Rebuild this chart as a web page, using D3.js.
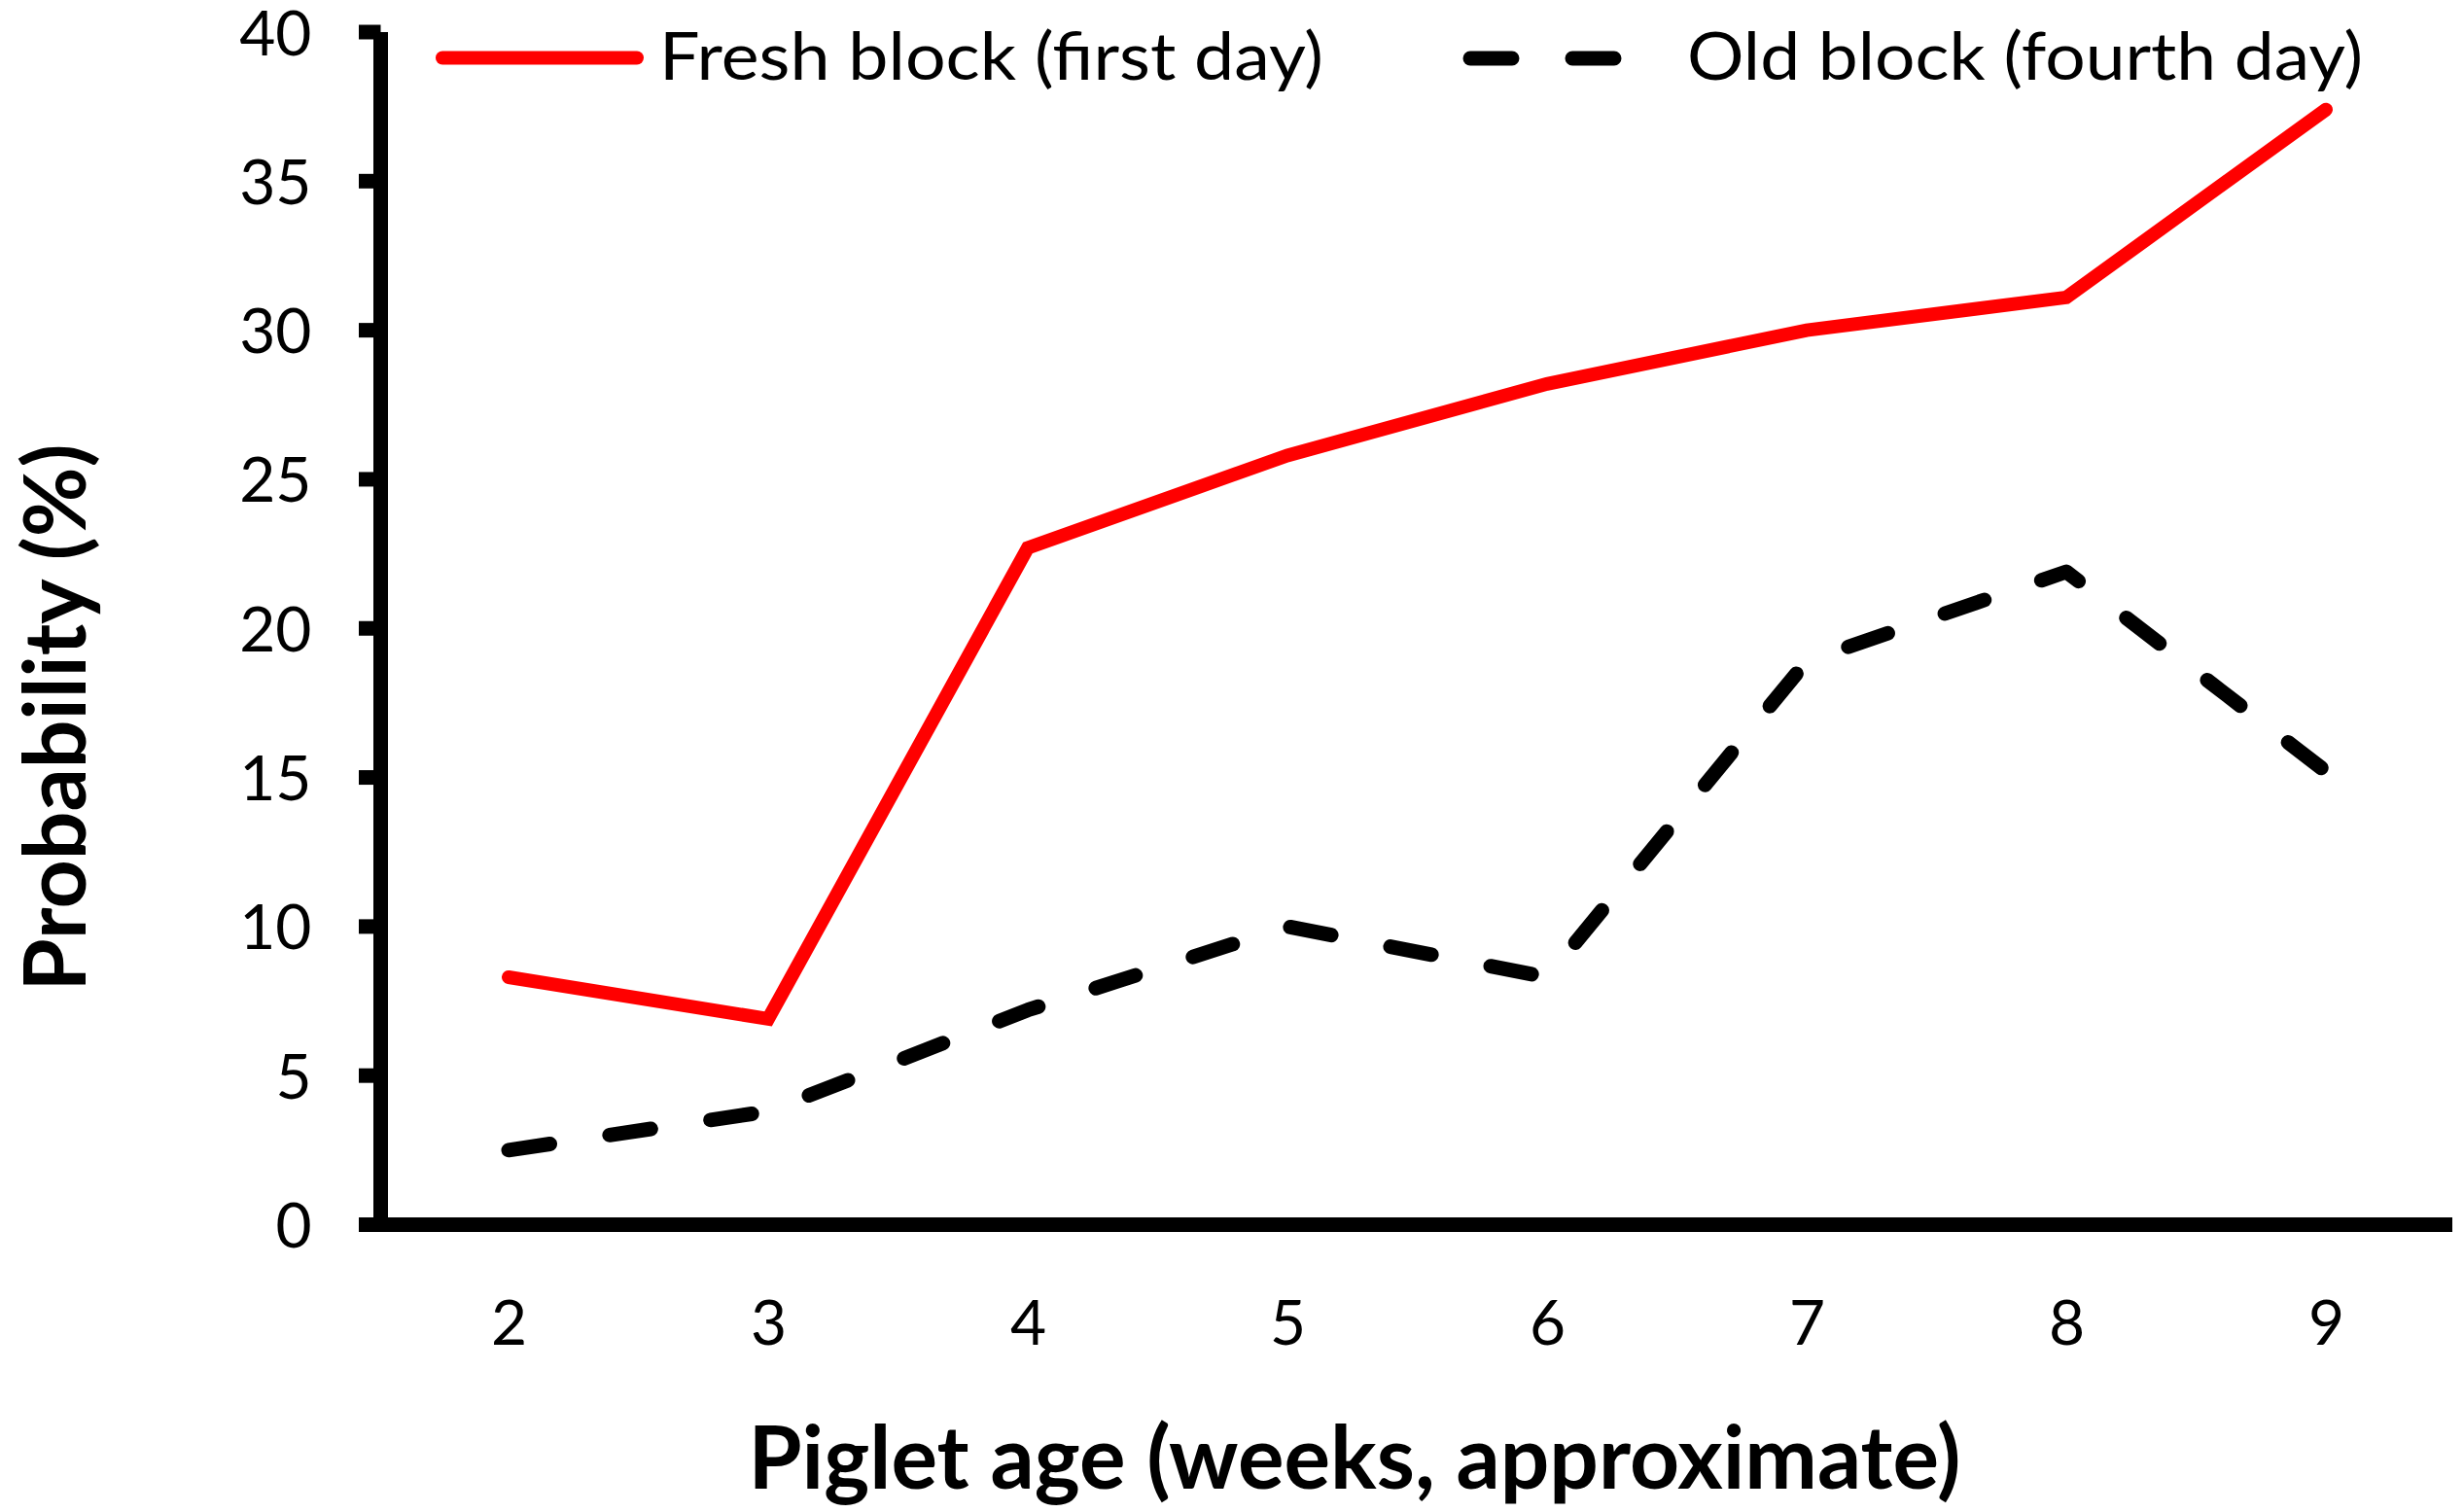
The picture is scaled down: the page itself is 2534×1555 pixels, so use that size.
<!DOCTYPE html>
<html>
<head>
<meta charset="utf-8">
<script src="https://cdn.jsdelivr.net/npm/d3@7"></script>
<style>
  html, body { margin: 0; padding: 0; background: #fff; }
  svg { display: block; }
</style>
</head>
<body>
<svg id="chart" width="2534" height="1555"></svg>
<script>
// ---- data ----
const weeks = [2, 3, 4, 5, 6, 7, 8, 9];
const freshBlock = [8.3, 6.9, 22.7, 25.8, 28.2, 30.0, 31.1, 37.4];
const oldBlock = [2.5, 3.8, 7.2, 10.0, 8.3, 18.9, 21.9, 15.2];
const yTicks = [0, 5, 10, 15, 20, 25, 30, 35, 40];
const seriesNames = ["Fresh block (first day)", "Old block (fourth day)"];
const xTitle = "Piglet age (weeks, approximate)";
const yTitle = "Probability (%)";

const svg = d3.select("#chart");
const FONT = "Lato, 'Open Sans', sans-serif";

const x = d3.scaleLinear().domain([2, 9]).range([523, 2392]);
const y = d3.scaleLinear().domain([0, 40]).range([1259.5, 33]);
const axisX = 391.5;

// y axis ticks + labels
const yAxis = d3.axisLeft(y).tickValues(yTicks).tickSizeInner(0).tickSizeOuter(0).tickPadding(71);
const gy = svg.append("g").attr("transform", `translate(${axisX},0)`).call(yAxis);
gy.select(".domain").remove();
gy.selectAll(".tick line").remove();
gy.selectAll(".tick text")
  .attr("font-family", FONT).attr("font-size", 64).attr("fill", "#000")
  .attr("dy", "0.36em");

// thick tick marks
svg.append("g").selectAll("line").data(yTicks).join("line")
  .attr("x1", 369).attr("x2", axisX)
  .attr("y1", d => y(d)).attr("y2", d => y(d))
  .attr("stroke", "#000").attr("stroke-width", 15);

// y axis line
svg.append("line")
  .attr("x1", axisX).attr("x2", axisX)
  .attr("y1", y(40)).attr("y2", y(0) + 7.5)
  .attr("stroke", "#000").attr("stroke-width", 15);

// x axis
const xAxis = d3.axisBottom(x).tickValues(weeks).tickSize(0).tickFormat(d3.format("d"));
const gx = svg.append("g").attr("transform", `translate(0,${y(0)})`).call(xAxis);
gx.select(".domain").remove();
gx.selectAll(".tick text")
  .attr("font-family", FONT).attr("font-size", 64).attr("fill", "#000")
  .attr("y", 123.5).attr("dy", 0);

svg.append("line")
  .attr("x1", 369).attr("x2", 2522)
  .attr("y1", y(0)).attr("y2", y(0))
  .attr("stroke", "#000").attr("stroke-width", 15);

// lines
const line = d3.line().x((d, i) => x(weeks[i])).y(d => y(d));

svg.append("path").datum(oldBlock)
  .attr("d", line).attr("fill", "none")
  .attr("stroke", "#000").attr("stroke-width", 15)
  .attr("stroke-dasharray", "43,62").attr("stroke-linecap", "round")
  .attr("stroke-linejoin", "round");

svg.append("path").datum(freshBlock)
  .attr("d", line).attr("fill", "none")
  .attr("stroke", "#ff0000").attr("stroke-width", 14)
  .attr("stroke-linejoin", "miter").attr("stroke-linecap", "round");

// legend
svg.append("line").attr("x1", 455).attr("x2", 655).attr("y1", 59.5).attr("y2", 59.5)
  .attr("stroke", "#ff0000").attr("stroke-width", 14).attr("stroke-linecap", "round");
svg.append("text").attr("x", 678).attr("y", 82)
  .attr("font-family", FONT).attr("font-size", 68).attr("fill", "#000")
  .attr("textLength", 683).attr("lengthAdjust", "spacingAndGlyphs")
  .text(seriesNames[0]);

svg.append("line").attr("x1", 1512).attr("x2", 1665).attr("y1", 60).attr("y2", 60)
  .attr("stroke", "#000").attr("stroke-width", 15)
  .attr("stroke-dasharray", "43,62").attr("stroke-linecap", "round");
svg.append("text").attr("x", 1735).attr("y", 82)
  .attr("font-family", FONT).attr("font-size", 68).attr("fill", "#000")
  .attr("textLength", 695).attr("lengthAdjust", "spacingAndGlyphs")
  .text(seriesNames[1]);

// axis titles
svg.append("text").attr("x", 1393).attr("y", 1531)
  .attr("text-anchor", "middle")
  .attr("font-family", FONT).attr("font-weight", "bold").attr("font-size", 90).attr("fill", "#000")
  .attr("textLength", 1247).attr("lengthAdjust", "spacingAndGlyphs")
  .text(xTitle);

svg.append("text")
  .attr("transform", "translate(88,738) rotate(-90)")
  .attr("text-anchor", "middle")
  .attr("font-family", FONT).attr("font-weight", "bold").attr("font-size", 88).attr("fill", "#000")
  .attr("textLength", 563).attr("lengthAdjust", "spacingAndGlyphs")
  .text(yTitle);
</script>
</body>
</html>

-------------------------

TASK PROMPT: All the material shown above is to be copied exactly, with no pictures carried over.

EXERCISE SOLUTION:
Rebuild this chart as a web page, using D3.js.
The picture is scaled down: the page itself is 2534×1555 pixels, so use that size.
<!DOCTYPE html>
<html>
<head>
<meta charset="utf-8">
<script src="https://cdn.jsdelivr.net/npm/d3@7"></script>
<style>
  html, body { margin: 0; padding: 0; background: #fff; }
  svg { display: block; }
</style>
</head>
<body>
<svg id="chart" width="2534" height="1555"></svg>
<script>
// ---- data ----
const weeks = [2, 3, 4, 5, 6, 7, 8, 9];
const freshBlock = [8.3, 6.9, 22.7, 25.8, 28.2, 30.0, 31.1, 37.4];
const oldBlock = [2.5, 3.8, 7.2, 10.0, 8.3, 18.9, 21.9, 15.2];
const yTicks = [0, 5, 10, 15, 20, 25, 30, 35, 40];
const seriesNames = ["Fresh block (first day)", "Old block (fourth day)"];
const xTitle = "Piglet age (weeks, approximate)";
const yTitle = "Probability (%)";

const svg = d3.select("#chart");
const FONT = "Lato, 'Open Sans', sans-serif";

const x = d3.scaleLinear().domain([2, 9]).range([523, 2392]);
const y = d3.scaleLinear().domain([0, 40]).range([1259.5, 33]);
const axisX = 391.5;

// y axis ticks + labels
const yAxis = d3.axisLeft(y).tickValues(yTicks).tickSizeInner(0).tickSizeOuter(0).tickPadding(71);
const gy = svg.append("g").attr("transform", `translate(${axisX},0)`).call(yAxis);
gy.select(".domain").remove();
gy.selectAll(".tick line").remove();
gy.selectAll(".tick text")
  .attr("font-family", FONT).attr("font-size", 64).attr("fill", "#000")
  .attr("dy", "0.36em");

// thick tick marks
svg.append("g").selectAll("line").data(yTicks).join("line")
  .attr("x1", 369).attr("x2", axisX)
  .attr("y1", d => y(d)).attr("y2", d => y(d))
  .attr("stroke", "#000").attr("stroke-width", 15);

// y axis line
svg.append("line")
  .attr("x1", axisX).attr("x2", axisX)
  .attr("y1", y(40)).attr("y2", y(0) + 7.5)
  .attr("stroke", "#000").attr("stroke-width", 15);

// x axis
const xAxis = d3.axisBottom(x).tickValues(weeks).tickSize(0).tickFormat(d3.format("d"));
const gx = svg.append("g").attr("transform", `translate(0,${y(0)})`).call(xAxis);
gx.select(".domain").remove();
gx.selectAll(".tick text")
  .attr("font-family", FONT).attr("font-size", 64).attr("fill", "#000")
  .attr("y", 123.5).attr("dy", 0);

svg.append("line")
  .attr("x1", 369).attr("x2", 2522)
  .attr("y1", y(0)).attr("y2", y(0))
  .attr("stroke", "#000").attr("stroke-width", 15);

// lines
const line = d3.line().x((d, i) => x(weeks[i])).y(d => y(d));

svg.append("path").datum(oldBlock)
  .attr("d", line).attr("fill", "none")
  .attr("stroke", "#000").attr("stroke-width", 15)
  .attr("stroke-dasharray", "43,62").attr("stroke-linecap", "round")
  .attr("stroke-linejoin", "round");

svg.append("path").datum(freshBlock)
  .attr("d", line).attr("fill", "none")
  .attr("stroke", "#ff0000").attr("stroke-width", 14)
  .attr("stroke-linejoin", "miter").attr("stroke-linecap", "round");

// legend
svg.append("line").attr("x1", 455).attr("x2", 655).attr("y1", 59.5).attr("y2", 59.5)
  .attr("stroke", "#ff0000").attr("stroke-width", 14).attr("stroke-linecap", "round");
svg.append("text").attr("x", 678).attr("y", 82)
  .attr("font-family", FONT).attr("font-size", 68).attr("fill", "#000")
  .attr("textLength", 683).attr("lengthAdjust", "spacingAndGlyphs")
  .text(seriesNames[0]);

svg.append("line").attr("x1", 1512).attr("x2", 1665).attr("y1", 60).attr("y2", 60)
  .attr("stroke", "#000").attr("stroke-width", 15)
  .attr("stroke-dasharray", "43,62").attr("stroke-linecap", "round");
svg.append("text").attr("x", 1735).attr("y", 82)
  .attr("font-family", FONT).attr("font-size", 68).attr("fill", "#000")
  .attr("textLength", 695).attr("lengthAdjust", "spacingAndGlyphs")
  .text(seriesNames[1]);

// axis titles
svg.append("text").attr("x", 1393).attr("y", 1531)
  .attr("text-anchor", "middle")
  .attr("font-family", FONT).attr("font-weight", "bold").attr("font-size", 90).attr("fill", "#000")
  .attr("textLength", 1247).attr("lengthAdjust", "spacingAndGlyphs")
  .text(xTitle);

svg.append("text")
  .attr("transform", "translate(88,738) rotate(-90)")
  .attr("text-anchor", "middle")
  .attr("font-family", FONT).attr("font-weight", "bold").attr("font-size", 88).attr("fill", "#000")
  .attr("textLength", 563).attr("lengthAdjust", "spacingAndGlyphs")
  .text(yTitle);
</script>
</body>
</html>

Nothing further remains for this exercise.